*What is asked*. Using the listing below, please print exactly the lines from the one with "Generate a component" through the one with "XAxis, YAxis, ReferenceLine". Leave out every picture.

*Data excerpts*.
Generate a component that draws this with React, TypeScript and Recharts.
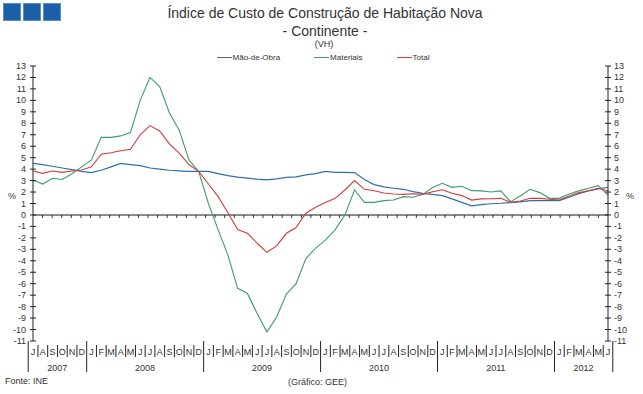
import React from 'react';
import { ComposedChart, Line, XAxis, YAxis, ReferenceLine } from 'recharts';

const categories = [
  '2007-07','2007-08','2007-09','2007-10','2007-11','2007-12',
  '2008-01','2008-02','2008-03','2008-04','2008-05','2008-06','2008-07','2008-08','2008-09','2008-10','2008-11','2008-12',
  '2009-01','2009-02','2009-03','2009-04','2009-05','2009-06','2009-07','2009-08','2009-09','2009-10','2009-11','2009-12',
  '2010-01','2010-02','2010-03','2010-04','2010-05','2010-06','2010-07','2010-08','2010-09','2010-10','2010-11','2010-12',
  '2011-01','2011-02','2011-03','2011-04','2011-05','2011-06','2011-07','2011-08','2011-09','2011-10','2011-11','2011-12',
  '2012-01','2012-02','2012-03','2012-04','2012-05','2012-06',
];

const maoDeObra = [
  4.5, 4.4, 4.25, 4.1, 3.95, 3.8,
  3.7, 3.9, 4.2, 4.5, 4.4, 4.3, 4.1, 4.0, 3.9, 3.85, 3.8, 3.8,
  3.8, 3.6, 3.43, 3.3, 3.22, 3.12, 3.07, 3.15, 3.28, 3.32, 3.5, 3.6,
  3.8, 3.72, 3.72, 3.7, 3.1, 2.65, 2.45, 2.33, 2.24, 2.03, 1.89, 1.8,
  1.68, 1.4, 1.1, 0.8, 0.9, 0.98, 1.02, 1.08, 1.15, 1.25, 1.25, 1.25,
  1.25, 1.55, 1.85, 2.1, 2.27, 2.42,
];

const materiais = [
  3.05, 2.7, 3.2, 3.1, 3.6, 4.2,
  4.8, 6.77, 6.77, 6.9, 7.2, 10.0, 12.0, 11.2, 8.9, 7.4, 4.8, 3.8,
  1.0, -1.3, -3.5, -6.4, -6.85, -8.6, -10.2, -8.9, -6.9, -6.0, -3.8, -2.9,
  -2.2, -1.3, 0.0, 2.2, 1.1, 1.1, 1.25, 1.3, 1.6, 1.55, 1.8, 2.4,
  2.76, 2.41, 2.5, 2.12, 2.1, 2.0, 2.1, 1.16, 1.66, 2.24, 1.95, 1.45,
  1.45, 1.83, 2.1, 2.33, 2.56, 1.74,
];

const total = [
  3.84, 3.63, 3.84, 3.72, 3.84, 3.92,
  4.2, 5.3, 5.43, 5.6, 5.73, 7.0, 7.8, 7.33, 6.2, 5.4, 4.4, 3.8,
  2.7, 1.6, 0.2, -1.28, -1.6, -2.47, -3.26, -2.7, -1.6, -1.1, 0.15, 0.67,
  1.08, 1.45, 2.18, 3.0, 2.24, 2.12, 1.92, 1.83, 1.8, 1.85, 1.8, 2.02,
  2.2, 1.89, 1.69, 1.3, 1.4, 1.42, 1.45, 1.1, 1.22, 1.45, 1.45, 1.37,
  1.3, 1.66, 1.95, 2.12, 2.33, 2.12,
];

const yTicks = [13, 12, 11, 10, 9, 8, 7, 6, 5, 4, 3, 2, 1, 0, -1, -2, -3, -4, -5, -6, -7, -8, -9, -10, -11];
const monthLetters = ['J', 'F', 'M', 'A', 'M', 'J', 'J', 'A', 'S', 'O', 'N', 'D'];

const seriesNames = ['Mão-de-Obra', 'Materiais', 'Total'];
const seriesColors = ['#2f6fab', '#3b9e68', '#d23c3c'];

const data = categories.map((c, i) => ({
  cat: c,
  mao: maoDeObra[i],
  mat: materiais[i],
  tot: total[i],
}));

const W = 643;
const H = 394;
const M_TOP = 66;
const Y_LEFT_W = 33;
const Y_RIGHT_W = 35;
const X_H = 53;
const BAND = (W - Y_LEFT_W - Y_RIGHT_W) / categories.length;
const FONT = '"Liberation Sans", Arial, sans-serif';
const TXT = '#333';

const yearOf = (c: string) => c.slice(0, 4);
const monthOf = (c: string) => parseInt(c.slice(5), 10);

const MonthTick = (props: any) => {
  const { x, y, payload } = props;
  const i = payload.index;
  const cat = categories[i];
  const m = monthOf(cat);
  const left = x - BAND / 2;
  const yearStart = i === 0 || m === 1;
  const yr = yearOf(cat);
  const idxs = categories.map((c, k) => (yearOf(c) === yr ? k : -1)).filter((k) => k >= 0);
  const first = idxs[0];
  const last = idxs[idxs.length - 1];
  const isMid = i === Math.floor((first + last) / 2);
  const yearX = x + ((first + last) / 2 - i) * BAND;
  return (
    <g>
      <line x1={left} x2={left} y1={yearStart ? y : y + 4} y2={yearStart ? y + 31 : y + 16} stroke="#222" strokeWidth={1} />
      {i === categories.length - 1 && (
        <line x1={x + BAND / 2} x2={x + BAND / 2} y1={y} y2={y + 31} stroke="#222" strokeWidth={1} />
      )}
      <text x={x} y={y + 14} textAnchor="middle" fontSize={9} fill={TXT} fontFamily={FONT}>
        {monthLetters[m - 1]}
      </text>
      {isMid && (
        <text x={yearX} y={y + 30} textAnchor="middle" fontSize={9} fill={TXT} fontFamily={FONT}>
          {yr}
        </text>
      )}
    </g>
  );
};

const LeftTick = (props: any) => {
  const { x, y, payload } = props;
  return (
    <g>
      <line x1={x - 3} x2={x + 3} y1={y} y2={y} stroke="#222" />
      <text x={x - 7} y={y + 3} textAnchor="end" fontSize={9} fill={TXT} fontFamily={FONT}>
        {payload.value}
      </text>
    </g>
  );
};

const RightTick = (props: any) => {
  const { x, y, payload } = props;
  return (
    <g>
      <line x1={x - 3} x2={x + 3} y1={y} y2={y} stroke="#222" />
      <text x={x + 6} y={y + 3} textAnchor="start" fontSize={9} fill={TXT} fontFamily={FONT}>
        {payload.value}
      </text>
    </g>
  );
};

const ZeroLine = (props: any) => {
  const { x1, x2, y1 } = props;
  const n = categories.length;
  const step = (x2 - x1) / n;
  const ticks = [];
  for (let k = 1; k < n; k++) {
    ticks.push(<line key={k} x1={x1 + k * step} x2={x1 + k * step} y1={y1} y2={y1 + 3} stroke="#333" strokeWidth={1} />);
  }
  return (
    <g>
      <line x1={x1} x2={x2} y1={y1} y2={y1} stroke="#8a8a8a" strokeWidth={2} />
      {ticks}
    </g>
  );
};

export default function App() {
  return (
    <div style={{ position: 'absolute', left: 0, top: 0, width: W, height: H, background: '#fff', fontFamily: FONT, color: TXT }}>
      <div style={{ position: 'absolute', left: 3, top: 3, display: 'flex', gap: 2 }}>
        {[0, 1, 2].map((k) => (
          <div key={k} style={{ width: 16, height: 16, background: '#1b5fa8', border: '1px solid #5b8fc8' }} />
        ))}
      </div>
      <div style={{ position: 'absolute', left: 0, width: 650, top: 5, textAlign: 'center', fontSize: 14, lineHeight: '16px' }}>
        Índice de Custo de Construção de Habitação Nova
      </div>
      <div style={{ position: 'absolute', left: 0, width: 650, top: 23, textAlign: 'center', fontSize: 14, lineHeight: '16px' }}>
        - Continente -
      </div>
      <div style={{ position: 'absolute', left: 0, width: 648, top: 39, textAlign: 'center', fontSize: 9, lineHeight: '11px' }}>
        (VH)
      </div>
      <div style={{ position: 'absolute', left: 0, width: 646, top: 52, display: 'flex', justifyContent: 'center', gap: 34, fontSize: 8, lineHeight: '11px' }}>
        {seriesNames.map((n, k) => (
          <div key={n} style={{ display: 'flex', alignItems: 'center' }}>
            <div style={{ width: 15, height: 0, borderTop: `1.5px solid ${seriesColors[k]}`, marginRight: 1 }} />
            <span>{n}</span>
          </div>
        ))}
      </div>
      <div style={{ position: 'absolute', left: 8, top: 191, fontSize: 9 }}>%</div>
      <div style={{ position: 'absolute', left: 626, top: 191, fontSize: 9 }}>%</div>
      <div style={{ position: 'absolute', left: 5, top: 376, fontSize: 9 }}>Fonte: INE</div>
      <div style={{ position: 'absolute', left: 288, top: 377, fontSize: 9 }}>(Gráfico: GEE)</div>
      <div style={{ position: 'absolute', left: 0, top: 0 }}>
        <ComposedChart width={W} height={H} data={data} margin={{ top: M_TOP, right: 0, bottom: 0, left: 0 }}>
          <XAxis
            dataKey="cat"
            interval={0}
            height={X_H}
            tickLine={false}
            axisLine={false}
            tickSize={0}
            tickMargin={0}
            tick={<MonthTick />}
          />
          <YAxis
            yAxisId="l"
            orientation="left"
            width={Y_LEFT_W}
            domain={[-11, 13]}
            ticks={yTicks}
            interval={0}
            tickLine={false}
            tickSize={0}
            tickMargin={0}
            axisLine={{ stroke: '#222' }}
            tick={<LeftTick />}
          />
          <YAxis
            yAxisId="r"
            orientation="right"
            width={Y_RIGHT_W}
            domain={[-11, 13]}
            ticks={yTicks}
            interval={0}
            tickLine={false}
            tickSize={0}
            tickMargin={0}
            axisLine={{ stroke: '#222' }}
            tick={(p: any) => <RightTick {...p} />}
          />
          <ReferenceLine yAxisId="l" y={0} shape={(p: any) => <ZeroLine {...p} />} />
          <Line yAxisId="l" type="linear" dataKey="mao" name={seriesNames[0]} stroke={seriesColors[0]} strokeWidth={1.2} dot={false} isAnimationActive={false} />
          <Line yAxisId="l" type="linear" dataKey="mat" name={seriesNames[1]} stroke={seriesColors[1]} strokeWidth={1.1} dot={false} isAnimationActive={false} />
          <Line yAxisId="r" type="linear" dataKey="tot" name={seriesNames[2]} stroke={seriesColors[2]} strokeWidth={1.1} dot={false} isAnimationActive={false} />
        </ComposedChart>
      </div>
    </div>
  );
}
---
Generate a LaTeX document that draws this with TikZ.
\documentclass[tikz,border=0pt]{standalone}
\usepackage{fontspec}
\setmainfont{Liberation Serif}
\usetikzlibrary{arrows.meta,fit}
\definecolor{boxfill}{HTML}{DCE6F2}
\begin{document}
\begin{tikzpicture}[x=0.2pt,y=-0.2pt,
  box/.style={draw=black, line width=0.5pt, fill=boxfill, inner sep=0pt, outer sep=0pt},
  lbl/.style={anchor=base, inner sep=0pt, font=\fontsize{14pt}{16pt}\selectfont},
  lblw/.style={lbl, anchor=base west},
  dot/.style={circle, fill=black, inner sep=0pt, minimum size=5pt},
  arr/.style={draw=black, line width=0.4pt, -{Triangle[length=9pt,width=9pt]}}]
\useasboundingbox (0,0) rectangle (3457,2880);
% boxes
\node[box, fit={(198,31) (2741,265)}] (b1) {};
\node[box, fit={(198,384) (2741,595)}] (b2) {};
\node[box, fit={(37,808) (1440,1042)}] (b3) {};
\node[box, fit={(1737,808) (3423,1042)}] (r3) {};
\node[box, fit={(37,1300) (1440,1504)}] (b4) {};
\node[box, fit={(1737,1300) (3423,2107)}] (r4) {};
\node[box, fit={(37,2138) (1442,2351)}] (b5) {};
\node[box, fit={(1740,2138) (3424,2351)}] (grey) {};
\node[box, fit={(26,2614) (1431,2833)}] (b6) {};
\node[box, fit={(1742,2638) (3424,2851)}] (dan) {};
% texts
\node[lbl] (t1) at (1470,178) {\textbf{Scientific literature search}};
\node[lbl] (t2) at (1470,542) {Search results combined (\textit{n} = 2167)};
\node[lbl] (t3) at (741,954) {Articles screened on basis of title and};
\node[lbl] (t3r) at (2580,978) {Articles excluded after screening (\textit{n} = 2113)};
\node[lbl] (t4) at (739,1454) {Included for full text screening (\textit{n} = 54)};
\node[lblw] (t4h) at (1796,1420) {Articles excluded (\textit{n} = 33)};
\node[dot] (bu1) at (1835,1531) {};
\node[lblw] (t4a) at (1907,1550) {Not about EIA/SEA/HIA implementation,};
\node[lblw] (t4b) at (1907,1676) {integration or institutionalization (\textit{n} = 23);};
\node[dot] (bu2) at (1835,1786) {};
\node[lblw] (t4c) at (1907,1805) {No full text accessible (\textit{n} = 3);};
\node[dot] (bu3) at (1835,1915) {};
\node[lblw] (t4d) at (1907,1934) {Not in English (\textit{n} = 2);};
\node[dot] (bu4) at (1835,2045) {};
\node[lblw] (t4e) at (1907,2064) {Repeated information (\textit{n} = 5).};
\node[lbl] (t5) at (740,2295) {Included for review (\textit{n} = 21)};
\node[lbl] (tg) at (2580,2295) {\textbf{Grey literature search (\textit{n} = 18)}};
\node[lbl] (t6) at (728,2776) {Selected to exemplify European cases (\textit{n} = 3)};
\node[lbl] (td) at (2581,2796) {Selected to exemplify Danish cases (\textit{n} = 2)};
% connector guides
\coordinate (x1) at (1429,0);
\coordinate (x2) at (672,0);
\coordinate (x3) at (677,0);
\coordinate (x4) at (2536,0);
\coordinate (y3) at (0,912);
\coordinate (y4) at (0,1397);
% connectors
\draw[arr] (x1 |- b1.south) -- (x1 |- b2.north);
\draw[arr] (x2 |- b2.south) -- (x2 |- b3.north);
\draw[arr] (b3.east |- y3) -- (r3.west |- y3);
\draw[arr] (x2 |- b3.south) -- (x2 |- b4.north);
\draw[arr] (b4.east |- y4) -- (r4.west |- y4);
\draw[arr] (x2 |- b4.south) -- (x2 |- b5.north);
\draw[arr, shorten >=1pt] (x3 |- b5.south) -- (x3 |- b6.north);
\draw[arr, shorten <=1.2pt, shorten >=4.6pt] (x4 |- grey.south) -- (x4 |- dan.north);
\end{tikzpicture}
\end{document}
--
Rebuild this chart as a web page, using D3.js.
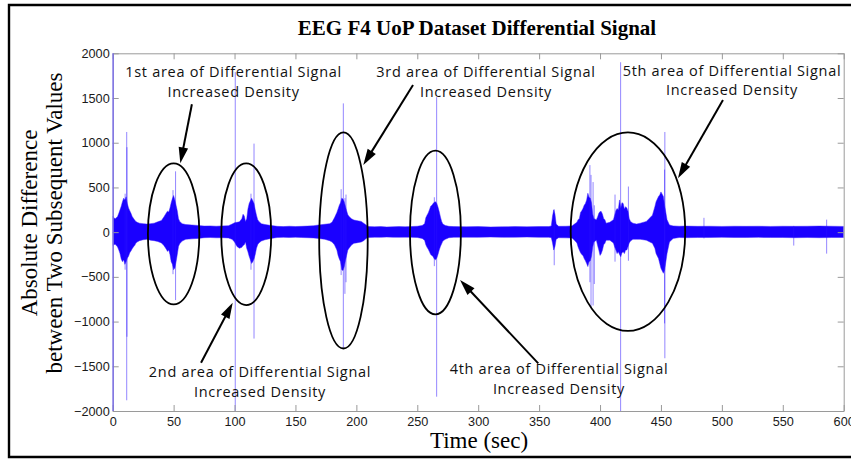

*Problem solution*.
Generate a component that draws this with React, TypeScript and Recharts.
import React from 'react';
import { ComposedChart, Line, XAxis, YAxis, ReferenceLine } from 'recharts';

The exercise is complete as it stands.